The tops of the bottles of glue would be twisted open and we would pick at the hardened glue until the plug came out and we were SUPPOSED to dab the glue onto the cotton balls and then stick the cotton balls onto the paper; but it was so much more fun to POUR the glue on the paper and then smear it all over the outline of that sheep with our fingers and then, after wiping the glue on our good church clothes, make every attempt to stick the cotton balls to make our fuzzy sheep. More cotton stuck to our hands than to our pictures.
It was such a joy to leave Sunday School; glue smeared all over us and somehow the cotton stuck to our faces, our clothing, our hair. I think we must have looked like fuzzy little sheep. And then we’d run outside to play until Church started and the white fuzz turned brown and dirty and sweaty and our mother’s were less than pleased at our appearance.
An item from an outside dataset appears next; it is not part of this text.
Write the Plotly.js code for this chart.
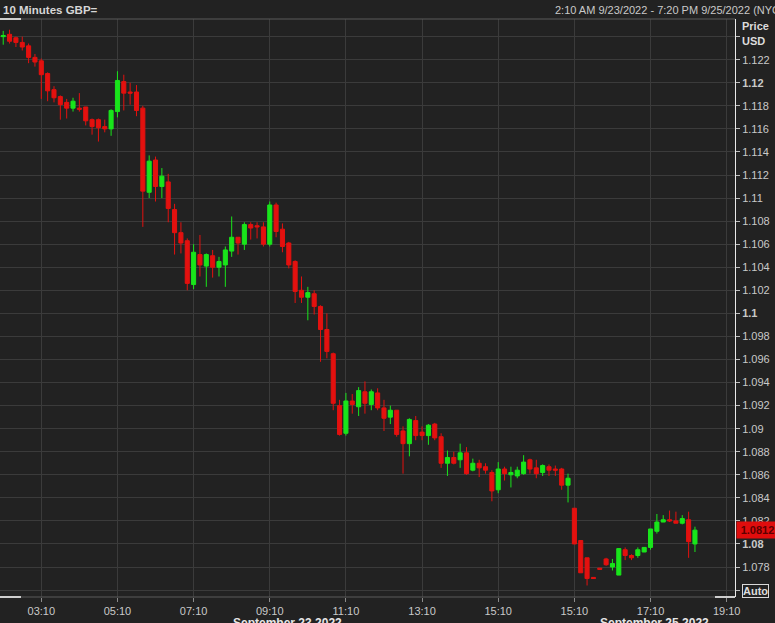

But we were sheep and we looked like sheep and Jesus called us by name and we knew his voice and we were loved for being grimy, dirty little sheep.
I don’t know much about sheep, that is true, but I do know something about children and about people and about the grace of God. I know that we often think there is a right approach to life. We think there is an outline on the paper and we have to dab exactly the right amount of glue on the paper. And fill in that outline with all of the correct activities and answers and knowledge. We think there is a correct way to raise our children; a certain amount of giving we should aspire to; a certain amount of volunteering that we should happily jump into. But unfortunately life doesn’t work like that. Most days it feels like somebody just keeps dumping the bottle of Elmer’s until we’re completely stuck. And all we can do is keep smearing it more and more as requests for our time and our resources just keep piling up at our feet.
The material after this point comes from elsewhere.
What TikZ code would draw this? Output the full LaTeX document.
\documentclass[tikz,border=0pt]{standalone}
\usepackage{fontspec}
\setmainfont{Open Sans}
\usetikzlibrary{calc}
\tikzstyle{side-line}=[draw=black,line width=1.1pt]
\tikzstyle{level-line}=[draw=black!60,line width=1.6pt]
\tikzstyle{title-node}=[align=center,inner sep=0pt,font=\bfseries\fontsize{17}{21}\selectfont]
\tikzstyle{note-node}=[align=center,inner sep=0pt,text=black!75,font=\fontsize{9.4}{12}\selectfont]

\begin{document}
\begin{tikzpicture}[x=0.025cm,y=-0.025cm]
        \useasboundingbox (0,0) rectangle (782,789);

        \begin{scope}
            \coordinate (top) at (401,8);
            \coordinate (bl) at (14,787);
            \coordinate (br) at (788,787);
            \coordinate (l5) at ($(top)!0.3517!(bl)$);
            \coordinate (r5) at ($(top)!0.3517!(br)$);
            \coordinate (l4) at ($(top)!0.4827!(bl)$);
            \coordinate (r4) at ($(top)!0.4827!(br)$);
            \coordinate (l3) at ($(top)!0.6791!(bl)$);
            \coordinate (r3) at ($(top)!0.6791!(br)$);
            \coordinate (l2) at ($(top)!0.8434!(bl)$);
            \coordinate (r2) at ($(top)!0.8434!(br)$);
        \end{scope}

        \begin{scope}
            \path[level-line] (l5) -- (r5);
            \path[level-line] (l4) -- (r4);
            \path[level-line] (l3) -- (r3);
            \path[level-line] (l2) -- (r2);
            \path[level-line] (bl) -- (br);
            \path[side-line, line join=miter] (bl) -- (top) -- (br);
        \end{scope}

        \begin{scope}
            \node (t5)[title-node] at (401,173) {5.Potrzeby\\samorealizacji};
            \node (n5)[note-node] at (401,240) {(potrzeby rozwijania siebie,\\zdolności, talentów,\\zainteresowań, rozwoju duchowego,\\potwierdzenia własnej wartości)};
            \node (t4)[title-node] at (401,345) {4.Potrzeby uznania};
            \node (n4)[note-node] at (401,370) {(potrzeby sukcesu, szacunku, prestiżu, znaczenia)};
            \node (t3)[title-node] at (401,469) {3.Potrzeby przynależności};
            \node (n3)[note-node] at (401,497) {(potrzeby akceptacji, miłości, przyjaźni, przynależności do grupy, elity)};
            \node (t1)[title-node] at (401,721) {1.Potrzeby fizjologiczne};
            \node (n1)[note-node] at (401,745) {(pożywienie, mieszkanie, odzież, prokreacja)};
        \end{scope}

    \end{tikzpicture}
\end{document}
And we leave here to go out into a world that’s just plain frightening: Are our jobs secure? Are our children safe? Where will the next gunfire explode? What next superbug/virus/epidemic will course through our hospitals and neighborhoods? Who will be afflicted next? What about my marriage, is it doomed to fail? The dirt of the world sticks to us turning our fuzzy white fur all dingy and dirty. And no matter how hard we try, we just keep getting dirtier and dirtier.
This text isn’t about the sheep, the creatures; it’s about the creator, the caretaker. Jesus never promises us an outline to follow. In fact, from the get go in this text, Jesus acknowledges that there are thieves, sheep rustlers, killers and destroyers. Jesus doesn’t promise that if we crawl into the sheep pen we’ll be free from all harm or hardship. Those are the realities of life.
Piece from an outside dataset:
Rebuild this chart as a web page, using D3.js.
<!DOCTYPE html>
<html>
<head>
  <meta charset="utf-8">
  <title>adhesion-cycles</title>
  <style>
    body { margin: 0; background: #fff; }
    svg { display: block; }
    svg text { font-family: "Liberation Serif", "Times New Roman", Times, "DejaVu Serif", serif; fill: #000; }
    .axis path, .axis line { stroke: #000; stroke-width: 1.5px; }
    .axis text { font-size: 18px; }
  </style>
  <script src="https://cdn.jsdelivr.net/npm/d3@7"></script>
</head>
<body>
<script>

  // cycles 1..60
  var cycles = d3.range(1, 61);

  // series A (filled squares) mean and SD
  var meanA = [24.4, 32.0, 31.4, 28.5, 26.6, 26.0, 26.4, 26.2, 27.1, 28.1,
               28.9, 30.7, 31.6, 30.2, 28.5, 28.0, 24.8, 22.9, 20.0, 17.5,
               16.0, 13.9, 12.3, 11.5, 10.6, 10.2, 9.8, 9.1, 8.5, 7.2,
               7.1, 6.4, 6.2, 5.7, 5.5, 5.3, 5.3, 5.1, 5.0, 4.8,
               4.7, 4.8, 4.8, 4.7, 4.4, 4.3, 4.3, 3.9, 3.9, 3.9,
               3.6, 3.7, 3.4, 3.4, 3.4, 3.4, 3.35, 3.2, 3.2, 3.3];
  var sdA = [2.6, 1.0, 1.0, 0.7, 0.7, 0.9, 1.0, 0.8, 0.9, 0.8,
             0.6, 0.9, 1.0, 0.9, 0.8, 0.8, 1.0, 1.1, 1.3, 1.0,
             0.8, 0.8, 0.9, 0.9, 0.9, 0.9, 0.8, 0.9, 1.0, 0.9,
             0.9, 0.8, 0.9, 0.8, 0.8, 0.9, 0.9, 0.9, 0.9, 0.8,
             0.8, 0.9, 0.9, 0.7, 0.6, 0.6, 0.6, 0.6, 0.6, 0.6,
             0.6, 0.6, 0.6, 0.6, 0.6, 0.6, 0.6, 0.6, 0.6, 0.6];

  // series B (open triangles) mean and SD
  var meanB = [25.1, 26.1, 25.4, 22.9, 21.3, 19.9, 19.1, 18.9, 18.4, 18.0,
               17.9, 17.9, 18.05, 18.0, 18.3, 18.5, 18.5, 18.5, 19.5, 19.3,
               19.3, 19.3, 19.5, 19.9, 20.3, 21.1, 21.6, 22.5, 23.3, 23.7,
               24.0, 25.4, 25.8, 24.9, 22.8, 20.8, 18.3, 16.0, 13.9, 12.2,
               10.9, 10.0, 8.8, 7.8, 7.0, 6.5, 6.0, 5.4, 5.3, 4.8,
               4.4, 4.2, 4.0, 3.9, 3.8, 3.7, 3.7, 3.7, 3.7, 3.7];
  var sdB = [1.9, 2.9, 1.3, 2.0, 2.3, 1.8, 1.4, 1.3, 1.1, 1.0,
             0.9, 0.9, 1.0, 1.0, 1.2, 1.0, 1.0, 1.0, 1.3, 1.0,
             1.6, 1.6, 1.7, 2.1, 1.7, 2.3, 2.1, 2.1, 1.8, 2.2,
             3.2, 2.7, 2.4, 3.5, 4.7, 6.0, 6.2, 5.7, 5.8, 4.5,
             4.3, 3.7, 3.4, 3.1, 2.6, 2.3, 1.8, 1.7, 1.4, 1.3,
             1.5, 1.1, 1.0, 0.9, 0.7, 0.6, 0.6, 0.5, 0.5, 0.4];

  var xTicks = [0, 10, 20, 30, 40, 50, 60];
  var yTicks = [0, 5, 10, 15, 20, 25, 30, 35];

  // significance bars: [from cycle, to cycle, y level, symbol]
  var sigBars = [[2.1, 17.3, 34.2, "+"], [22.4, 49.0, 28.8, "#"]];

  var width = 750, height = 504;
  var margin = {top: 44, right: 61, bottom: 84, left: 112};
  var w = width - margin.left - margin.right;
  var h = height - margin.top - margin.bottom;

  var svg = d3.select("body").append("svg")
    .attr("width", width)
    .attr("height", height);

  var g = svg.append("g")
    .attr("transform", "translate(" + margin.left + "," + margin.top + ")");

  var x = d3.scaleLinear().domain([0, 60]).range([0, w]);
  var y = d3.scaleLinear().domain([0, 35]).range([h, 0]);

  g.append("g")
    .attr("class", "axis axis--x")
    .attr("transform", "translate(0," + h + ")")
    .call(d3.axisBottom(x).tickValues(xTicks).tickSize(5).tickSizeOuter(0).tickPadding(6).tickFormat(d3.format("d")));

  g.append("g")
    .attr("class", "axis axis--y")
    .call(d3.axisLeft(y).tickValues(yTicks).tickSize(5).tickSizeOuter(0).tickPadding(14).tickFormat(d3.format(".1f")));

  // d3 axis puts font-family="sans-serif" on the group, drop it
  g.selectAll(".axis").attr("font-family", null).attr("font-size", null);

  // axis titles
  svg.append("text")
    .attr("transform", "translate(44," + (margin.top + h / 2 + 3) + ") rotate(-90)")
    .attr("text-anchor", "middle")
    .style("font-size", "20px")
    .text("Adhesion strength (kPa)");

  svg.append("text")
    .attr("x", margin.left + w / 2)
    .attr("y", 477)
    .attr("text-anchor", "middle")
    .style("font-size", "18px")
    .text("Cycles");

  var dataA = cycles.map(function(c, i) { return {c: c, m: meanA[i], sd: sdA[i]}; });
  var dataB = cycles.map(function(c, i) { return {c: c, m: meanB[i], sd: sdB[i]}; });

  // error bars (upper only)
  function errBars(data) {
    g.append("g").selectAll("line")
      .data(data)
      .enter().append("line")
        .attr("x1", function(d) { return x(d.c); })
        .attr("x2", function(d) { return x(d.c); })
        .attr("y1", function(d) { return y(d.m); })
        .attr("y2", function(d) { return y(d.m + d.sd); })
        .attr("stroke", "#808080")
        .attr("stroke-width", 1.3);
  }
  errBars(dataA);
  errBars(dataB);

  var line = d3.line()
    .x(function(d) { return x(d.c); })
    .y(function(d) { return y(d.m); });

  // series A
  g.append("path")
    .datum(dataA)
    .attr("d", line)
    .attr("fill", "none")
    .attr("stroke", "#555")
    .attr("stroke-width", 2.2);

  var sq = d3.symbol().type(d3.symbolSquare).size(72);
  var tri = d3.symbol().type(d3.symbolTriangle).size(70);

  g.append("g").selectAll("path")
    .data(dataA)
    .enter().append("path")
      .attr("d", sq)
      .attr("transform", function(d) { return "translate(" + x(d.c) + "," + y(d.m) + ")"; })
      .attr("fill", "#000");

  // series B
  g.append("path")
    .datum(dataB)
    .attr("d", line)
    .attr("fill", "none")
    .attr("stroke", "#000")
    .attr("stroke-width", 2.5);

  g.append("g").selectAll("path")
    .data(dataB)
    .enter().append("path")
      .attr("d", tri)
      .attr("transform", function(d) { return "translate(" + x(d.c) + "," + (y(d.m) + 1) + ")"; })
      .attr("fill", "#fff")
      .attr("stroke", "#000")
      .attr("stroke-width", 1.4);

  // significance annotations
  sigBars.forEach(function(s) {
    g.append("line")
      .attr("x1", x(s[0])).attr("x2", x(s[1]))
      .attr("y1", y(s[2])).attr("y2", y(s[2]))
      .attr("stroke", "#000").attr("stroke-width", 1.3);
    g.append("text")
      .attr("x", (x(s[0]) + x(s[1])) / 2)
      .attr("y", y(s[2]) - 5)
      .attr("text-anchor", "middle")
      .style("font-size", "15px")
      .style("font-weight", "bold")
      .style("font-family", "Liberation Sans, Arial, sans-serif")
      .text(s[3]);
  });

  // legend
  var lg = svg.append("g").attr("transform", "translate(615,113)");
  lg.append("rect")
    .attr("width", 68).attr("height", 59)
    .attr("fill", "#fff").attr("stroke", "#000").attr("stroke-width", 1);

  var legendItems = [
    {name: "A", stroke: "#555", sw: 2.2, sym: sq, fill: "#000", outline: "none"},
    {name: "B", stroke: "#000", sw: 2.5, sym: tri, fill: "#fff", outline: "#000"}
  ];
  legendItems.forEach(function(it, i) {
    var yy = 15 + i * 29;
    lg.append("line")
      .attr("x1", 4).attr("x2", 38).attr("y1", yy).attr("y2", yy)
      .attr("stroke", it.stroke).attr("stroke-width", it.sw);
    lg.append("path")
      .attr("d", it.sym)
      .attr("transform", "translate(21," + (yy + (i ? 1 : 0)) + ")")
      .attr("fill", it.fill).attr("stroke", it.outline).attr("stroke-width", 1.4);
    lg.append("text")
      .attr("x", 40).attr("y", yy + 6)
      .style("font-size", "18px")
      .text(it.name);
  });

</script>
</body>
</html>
No, this text is about the savior who comes in the midst of the hardship, the pain; the illness, the divorce, the pink slip, the rejection. This is about a savior who knows us when we are at our lowest, our dirtiest, when we barely recognize ourselves and still calls us by name and invites us to follow. This text is about a savior who tends to our every need; for washing, for feeding, for companionship and addresses and meets all of those needs.
This is a story that invites us fully and wholly into the grace of God. There is one shepherd whose love is big enough for a world full of sheep. There aren’t little individual sheep pens, some loved more than others, some left outside of the scope of grace. There is one pen and it’s big enough to hold all the sheep and it’s tended by the one shepherd who created us, redeemed us and sustains us with his unending mercy and love.
Let me say this as plainly as I can. Jesus came so that we can have life, real and eternal life, more and better life than you ever dreamed of.